— What needs to be done —
From the listing below, copy every line with the word "Write".

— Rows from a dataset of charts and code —

— begin —

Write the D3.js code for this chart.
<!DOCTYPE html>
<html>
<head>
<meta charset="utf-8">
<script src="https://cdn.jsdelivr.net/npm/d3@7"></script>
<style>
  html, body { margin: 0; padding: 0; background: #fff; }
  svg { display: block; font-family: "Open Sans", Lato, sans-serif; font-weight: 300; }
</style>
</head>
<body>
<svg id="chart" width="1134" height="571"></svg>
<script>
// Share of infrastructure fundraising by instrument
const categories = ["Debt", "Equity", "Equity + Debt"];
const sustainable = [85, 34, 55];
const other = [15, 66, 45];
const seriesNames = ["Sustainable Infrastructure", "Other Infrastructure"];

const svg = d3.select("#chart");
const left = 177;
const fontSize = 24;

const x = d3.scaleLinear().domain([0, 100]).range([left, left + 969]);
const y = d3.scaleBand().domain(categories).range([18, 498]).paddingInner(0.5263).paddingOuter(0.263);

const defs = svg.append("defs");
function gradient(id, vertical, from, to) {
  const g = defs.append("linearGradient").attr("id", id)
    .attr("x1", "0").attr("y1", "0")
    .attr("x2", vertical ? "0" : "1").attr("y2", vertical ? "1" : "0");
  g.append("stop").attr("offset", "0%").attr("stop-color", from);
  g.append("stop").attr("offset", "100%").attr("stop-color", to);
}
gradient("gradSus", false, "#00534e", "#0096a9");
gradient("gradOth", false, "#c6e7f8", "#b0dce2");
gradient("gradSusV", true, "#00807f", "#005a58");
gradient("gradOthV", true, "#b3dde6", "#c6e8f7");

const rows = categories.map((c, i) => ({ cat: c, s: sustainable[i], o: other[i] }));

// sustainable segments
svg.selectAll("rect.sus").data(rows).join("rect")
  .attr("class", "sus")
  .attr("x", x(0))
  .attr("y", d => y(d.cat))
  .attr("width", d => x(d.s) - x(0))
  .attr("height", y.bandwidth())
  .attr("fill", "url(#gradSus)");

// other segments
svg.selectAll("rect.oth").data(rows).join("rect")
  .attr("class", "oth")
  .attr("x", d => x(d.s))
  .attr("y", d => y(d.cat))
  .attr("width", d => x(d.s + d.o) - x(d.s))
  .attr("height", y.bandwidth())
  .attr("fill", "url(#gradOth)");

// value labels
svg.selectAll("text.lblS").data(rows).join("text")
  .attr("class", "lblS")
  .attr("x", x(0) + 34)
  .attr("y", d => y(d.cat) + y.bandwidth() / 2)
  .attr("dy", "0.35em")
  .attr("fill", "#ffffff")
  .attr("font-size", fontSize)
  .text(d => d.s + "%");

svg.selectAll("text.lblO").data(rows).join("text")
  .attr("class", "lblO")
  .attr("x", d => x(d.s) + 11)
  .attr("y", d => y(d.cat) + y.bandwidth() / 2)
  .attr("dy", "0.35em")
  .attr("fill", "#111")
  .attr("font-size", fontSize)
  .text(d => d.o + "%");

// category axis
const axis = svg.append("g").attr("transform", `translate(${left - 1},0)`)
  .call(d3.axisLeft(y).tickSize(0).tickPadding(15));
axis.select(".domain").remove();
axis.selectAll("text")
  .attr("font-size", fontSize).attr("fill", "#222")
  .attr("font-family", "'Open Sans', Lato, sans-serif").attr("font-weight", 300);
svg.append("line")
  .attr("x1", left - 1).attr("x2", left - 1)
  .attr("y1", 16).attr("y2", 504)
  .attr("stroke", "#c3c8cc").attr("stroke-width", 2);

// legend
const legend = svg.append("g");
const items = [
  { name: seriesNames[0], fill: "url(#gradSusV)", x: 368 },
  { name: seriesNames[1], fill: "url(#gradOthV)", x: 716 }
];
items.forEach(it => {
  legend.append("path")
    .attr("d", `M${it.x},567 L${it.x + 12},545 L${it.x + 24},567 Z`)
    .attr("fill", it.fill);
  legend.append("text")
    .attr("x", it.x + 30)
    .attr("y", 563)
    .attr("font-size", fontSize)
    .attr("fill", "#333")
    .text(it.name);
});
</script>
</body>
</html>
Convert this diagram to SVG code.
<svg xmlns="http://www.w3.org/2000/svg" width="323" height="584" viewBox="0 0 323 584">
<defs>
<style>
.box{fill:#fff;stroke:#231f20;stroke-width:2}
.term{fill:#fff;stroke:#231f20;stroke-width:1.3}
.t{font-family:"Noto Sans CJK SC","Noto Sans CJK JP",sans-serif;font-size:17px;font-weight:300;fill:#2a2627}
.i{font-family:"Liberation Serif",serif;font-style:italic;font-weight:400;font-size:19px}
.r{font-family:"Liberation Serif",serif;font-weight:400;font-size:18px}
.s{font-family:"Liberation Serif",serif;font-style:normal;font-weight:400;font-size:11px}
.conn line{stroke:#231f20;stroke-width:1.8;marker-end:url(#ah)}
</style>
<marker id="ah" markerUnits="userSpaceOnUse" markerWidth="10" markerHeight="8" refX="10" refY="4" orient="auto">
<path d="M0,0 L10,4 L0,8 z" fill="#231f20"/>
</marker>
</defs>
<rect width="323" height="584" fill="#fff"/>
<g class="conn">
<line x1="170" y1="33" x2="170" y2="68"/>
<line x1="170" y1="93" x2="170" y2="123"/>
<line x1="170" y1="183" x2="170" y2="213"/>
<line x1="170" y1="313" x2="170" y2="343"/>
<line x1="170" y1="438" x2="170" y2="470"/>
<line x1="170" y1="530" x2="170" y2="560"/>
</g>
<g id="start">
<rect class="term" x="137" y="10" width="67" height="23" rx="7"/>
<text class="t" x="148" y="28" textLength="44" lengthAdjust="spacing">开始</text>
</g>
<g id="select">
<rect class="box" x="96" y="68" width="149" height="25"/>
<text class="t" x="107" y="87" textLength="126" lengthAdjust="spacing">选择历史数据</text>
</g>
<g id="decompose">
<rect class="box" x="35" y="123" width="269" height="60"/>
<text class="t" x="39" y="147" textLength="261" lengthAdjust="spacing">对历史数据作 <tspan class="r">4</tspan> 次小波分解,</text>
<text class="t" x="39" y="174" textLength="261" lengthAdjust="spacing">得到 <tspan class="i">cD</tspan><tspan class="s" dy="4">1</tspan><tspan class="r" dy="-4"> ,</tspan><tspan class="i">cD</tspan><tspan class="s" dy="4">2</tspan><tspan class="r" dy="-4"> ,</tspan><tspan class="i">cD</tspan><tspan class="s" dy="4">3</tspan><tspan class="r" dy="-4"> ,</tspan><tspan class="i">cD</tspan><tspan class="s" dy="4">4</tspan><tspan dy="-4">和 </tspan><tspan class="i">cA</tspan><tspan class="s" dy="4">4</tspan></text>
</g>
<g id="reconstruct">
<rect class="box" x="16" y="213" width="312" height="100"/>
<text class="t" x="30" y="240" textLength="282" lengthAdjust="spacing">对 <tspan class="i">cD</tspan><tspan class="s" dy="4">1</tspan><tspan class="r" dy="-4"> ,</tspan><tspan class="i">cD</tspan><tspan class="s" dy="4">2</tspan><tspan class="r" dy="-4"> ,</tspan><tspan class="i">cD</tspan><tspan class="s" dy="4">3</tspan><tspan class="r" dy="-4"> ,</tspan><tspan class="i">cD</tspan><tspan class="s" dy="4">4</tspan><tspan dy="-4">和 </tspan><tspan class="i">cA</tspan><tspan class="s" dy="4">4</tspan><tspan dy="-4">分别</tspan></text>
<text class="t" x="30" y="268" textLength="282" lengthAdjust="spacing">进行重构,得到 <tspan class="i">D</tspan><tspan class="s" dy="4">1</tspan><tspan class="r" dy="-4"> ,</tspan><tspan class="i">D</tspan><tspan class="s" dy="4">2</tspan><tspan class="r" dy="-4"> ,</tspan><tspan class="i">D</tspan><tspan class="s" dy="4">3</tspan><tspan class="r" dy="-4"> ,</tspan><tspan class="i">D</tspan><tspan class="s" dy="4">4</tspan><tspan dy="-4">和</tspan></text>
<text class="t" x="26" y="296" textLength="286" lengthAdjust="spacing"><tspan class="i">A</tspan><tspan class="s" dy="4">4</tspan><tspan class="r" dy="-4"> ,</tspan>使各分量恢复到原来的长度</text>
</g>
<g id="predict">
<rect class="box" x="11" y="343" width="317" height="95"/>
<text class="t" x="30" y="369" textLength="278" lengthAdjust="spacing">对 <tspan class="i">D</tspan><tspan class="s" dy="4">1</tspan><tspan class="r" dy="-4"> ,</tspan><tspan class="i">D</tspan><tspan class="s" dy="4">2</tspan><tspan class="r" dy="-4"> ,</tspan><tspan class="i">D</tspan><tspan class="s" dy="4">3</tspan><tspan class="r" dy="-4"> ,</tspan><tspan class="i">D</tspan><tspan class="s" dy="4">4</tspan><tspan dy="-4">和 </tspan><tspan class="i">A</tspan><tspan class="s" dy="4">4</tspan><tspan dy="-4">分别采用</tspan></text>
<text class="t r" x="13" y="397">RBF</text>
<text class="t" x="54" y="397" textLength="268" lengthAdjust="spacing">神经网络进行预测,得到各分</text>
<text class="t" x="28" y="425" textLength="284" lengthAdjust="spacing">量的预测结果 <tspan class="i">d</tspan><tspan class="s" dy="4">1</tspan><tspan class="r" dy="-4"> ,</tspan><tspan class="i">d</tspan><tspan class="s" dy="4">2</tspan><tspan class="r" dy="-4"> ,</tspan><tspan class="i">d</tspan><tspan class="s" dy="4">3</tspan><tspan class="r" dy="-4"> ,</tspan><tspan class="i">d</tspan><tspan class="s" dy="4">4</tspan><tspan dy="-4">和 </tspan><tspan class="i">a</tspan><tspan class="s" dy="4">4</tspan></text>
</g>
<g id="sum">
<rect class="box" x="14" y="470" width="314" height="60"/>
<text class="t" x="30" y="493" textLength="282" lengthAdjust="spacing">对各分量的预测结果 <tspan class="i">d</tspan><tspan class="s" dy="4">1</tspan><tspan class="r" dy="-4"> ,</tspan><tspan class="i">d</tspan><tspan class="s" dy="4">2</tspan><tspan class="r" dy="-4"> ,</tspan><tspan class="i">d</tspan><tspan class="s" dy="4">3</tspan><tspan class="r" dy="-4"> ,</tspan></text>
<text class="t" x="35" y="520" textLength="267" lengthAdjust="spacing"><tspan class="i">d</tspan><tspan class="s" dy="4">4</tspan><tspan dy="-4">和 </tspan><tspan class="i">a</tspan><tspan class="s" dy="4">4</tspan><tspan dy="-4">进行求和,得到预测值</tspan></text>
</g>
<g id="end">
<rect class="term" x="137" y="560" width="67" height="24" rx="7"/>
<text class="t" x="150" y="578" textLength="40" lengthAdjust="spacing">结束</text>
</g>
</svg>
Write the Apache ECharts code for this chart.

— end —

— Result —
Write the D3.js code for this chart.
Write the Apache ECharts code for this chart.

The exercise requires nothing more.